Education as vehicle of change
Southern Cross University has taken the lead in developing a regenerative agriculture course that will give students an understanding of ecology, a knowledge of themselves and of working within a community. (3:52)
Tammi Jonas - President, Australian Food Sovereignty Alliance
I think change is is something that keeps this sort of creative and alive and excited and I'm like a changed junkie. Give me something new and creative all the time and that's how I feel about change.
For humanity it's the same as my feeling about change in that change is good for us it challenges us and it makes us think harder about things than if everything's always just the same and that can help us as society get better at what we do because we were challenged.
Derek Smith - Working with Nature; Farmers and Educators of regenerative farming, Gura NSW
I took a group of organic farming students to a friend of mine up at Glen Innes and he had a property up there but he was my AG teacher at high school. The first thing he said to me when we started he said you know all that stuff that I taught you at school and I said yeah he said don't do that anymore so.. A lot of the stuff I learnt at university was not what I teach at all these days I some of it was almost the antithesis of what I teach now.
Kerry Cochrane - President, Australian Institute of Ecological Agriculture Cooperative Ltd.
Education is about the development of a rounded approach to understanding life it's about the making of meaning in each person's life it's about an individual journey it's about an end point where a person can go out into the world and improve that world. So it has many facets to it but largely it's really about a journey that individual goes on because they have a purpose and that purpose relates to a greater whole.
Bruce Pascoe - Indigenous historian and author of Dark Emu
We need a reward curiosity that's what schools ought to do because inevitably and traditionally the study of science has had rewards for the human world.
We're always doing the best we can with the information we have and sometimes we find out later there was more information that could made us do things differently and that doesn't mean we were wrong it just means we had more to learn.
Our education system is letting us down. So in most of the major universities we are still being taught old-school agronomy you know where it's not whether to add chemical it's how much at what time of year. The hope for me has come out of some of the much smaller and younger universities I think is they have a nimbleness to them where they're prepared to make change and be responsive to society. they're not the establishment saying we already have all the answers.
In terms of degrees in agriculture in Australia most are agricultural science degrees and they're reductionist in style it's about subjects and about examinations there isn't one on regenerative agriculture in this country the course at Southern Cross University in regenerative agriculture will give students an understanding of the nature of what they're working with the ecosystem that is there how to work with that ecosystem how to know what happens when you do what you do on the farm and how that might impact on an ecosystem.
So that's what we want our graduates to come out with is a knowledge of ecology, a knowledge of themselves and a knowledge of how to work in a community.

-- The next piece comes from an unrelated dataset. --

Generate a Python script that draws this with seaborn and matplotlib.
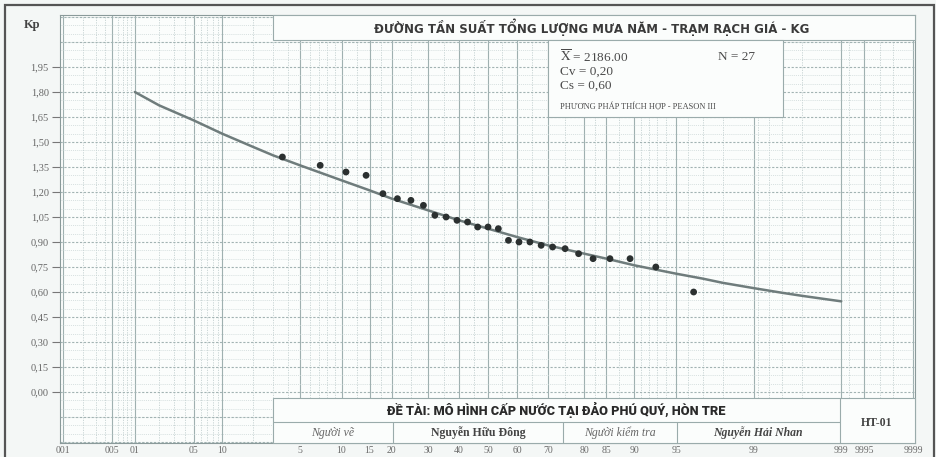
from statistics import NormalDist

import numpy as np
import matplotlib
matplotlib.use("Agg")
import matplotlib.pyplot as plt
from matplotlib.patches import Rectangle
import seaborn as sns

# empirical points (exceedance probability %, Kp)
obs_p = [3.6, 7.1, 10.7, 14.3, 17.9, 21.4, 25.0, 28.6, 32.1, 35.7, 39.3, 42.9, 46.4, 50.0,
         53.6, 57.1, 60.7, 64.3, 67.9, 71.4, 75.0, 78.6, 82.1, 85.7, 89.3, 92.9, 96.4]
obs_k = [1.41, 1.36, 1.32, 1.30, 1.19, 1.16, 1.15, 1.12, 1.06, 1.05, 1.03, 1.02, 0.99, 0.99,
         0.98, 0.91, 0.90, 0.90, 0.88, 0.87, 0.86, 0.83, 0.80, 0.80, 0.80, 0.75, 0.60]

# fitted Pearson III curve
curve_p = [0.1, 0.2, 0.5, 1, 2, 3, 5, 10, 15, 20, 30, 40, 50, 60, 70, 80, 85, 90, 95, 97, 98, 99,
           99.5, 99.7, 99.9]
curve_k = [1.80, 1.72, 1.63, 1.55, 1.47, 1.42, 1.36, 1.27, 1.21, 1.16, 1.09, 1.03, 0.98, 0.93,
           0.88, 0.83, 0.80, 0.76, 0.71, 0.68, 0.655, 0.623, 0.595, 0.577, 0.544]

x_ticks = [0.01, 0.05, 0.1, 0.5, 1, 5, 10, 15, 20, 30, 40, 50, 60, 70, 80, 85, 90, 95, 99, 99.9, 99.95, 99.99]
x_labels = ["001", "005", "01", "05", "10", "5", "10", "15", "20", "30", "40", "50", "60", "70",
            "80", "85", "90", "95", "99", "999", "9995", "9999"]
x_minor = [0.02, 0.03, 0.04, 0.06, 0.07, 0.08, 0.09, 0.2, 0.3, 0.4, 0.6, 0.7, 0.8, 0.9,
           2, 3, 4, 6, 7, 8, 9, 12.5, 17.5, 25, 35, 45, 55, 65, 75, 82.5, 87.5,
           91, 92, 93, 94, 96, 97, 98, 99.1, 99.3, 99.5, 99.7, 99.92, 99.97, 99.98]

y_ticks = [0.00, 0.15, 0.30, 0.45, 0.60, 0.75, 0.90, 1.05, 1.20, 1.35, 1.50, 1.65, 1.80, 1.95]
y_extra = [-0.30, -0.15, 2.10, 2.25]

title = "ĐƯỜNG TẦN SUẤT TỔNG LƯỢNG MƯA NĂM - TRẠM RẠCH GIÁ - KG"
project = "ĐỀ TÀI: MÔ HÌNH CẤP NƯỚC TẠI ĐẢO PHÚ QUÝ, HÒN TRE"

nd = NormalDist()


def fwd(p):
    p = np.clip(np.asarray(p, dtype=float) / 100.0, 1e-9, 1 - 1e-9)
    return np.vectorize(nd.inv_cdf, otypes=[float])(p)


def inv(z):
    return np.vectorize(nd.cdf, otypes=[float])(np.asarray(z, dtype=float)) * 100.0


sns.set_theme(style="white")
plt.rcParams["font.family"] = ["Liberation Serif", "DejaVu Serif"]
plt.rcParams["mathtext.fontset"] = "stix"

W, H = 937, 457
fig = plt.figure(figsize=(W / 100, H / 100), dpi=100, facecolor="#f4f7f6")


def fx(x):
    return x / W


def fy(y):
    return 1 - y / H


ax = fig.add_axes([fx(60), fy(443), fx(915) - fx(60), fy(15) - fy(443)])
ax.set_facecolor("#fbfdfc")

sns.lineplot(x=curve_p, y=curve_k, ax=ax, color="#6f7c7c", lw=1.8, zorder=4)
sns.scatterplot(x=obs_p, y=obs_k, ax=ax, color="#2b3030", s=24, edgecolor="none", zorder=5)

ax.set_xscale("function", functions=(fwd, inv))
ax.set_xlim(inv(-3.745), inv(3.736))
ax.set_ylim(-0.306, 2.262)

ax.set_xticks(x_ticks)
ax.set_xticklabels(x_labels)
ax.set_xticks(x_minor, minor=True)

ax.set_yticks(y_ticks)
ax.set_yticklabels([f"{v:.2f}".replace(".", ",") for v in y_ticks])
ax.set_yticks(np.round(np.arange(-0.30, 2.27, 0.05), 2), minor=True)
for v in y_extra:
    ax.axhline(v, color="#a2b3b3", lw=0.8, ls=(0, (2, 1.5)), zorder=0.6)

ax.set_axisbelow(True)
ax.grid(which="major", axis="x", color="#9fb0b0", lw=0.8, ls="-")
ax.grid(which="minor", axis="x", color="#c3d0d0", lw=0.6, ls=(0, (1.5, 1.5)))
ax.grid(which="major", axis="y", color="#a2b3b3", lw=0.8, ls=(0, (2, 1.5)))
ax.grid(which="minor", axis="y", color="#cad6d6", lw=0.5, ls=(0, (1.5, 1.5)))

ax.tick_params(axis="x", which="both", length=0, pad=2, labelsize=7, labelcolor="#6a6a6a")
ax.tick_params(axis="y", which="major", length=6, width=0.8, color="#777777", pad=2,
               labelsize=7.5, labelcolor="#666666", left=True)
ax.tick_params(axis="y", which="minor", length=0)
for s in ax.spines.values():
    s.set_color("#8a9a9a")
    s.set_linewidth(0.8)

ax.set_xlabel("")
ax.set_ylabel("")

# title strip
ax.add_patch(Rectangle((fx(273), fy(40)), fx(915) - fx(273), fy(15) - fy(40), transform=fig.transFigure,
                       facecolor="#fbfdfc", edgecolor="#9aabab", lw=0.8, zorder=3, clip_on=False))
fig.text(fx(592), fy(27), title, ha="center", va="center", fontsize=8.5, fontweight="bold",
         color="#3a3a3a", family=["DejaVu Sans"])

# statistics box
ax.add_patch(Rectangle((fx(548), fy(117)), fx(783) - fx(548), fy(40) - fy(117), transform=fig.transFigure,
                       facecolor="#fbfdfc", edgecolor="#9aabab", lw=0.8, zorder=3, clip_on=False))
stat_kw = dict(fontsize=9.5, color="#4a4a4a", va="center")
fig.text(fx(560), fy(57), r"$\overline{\mathrm{X}}$ = 2186.00", **stat_kw)
fig.text(fx(718), fy(57), "N = 27", **stat_kw)
fig.text(fx(560), fy(72), "Cv = 0,20", **stat_kw)
fig.text(fx(560), fy(86), "Cs = 0,60", **stat_kw)
fig.text(fx(560), fy(107), "PHƯƠNG PHÁP THÍCH HỢP - PEASON III", fontsize=6, color="#4a4a4a", va="center")

# title block at the bottom
ax.add_patch(Rectangle((fx(273), fy(443)), fx(915) - fx(273), fy(398) - fy(443), transform=fig.transFigure,
                       facecolor="#fbfdfc", edgecolor="#9aabab", lw=0.8, zorder=3, clip_on=False))
line_kw = dict(color="#9aabab", lw=0.8, transform=fig.transFigure)
fig.add_artist(plt.Line2D([fx(273), fx(840)], [fy(422), fy(422)], **line_kw))
for xv in (393, 563, 677):
    fig.add_artist(plt.Line2D([fx(xv), fx(xv)], [fy(422), fy(443)], **line_kw))
fig.add_artist(plt.Line2D([fx(840), fx(840)], [fy(398), fy(443)], **line_kw))

fig.text(fx(556), fy(410), project, ha="center", va="center", fontsize=9.2, fontweight="heavy",
         color="#2a2a2a", family=["Roboto", "DejaVu Sans"])
fig.text(fx(333), fy(433), "Người vẽ", ha="center", va="center", fontsize=8.5, style="italic", color="#666666")
fig.text(fx(478), fy(433), "Nguyễn Hữu Đông", ha="center", va="center", fontsize=8.5, fontweight="bold",
         color="#444444")
fig.text(fx(620), fy(433), "Người kiểm tra", ha="center", va="center", fontsize=8.5, style="italic",
         color="#666666")
fig.text(fx(758), fy(433), "Nguyễn Hải Nhan", ha="center", va="center", fontsize=8.5, fontweight="bold",
         style="italic", color="#444444")
fig.text(fx(877), fy(423), "HT-01", ha="center", va="center", fontsize=8.5, fontweight="bold", color="#444444")

fig.text(fx(32), fy(25), "Kp", ha="center", va="center", fontsize=9, fontweight="bold", color="#444444")

# outer frame of the sheet
fig.add_artist(Rectangle((fx(5), fy(470)), fx(934) - fx(5), fy(5) - fy(470), transform=fig.transFigure,
                         fill=False, edgecolor="#555555", lw=1.6))

fig.savefig("out.png", dpi=100, facecolor=fig.get_facecolor())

Lorraine Gordon - Founder, Regenerative Agriculture Alliance & Direct, Strategic Projects, Southern Cross University
Southern Cross University has taken the lead in this space. They are very well equipped, they've got a leading Soil lab in the world, a leading plant lab, they've got farming together so they've got the networks of farmers all over the country they've got capacity and they've got the will and they're brave enough to go out and actually address things in a holistic manner and so they are now right at the cutting edge of this regenerative agriculture movement and leading the way in all things ecology.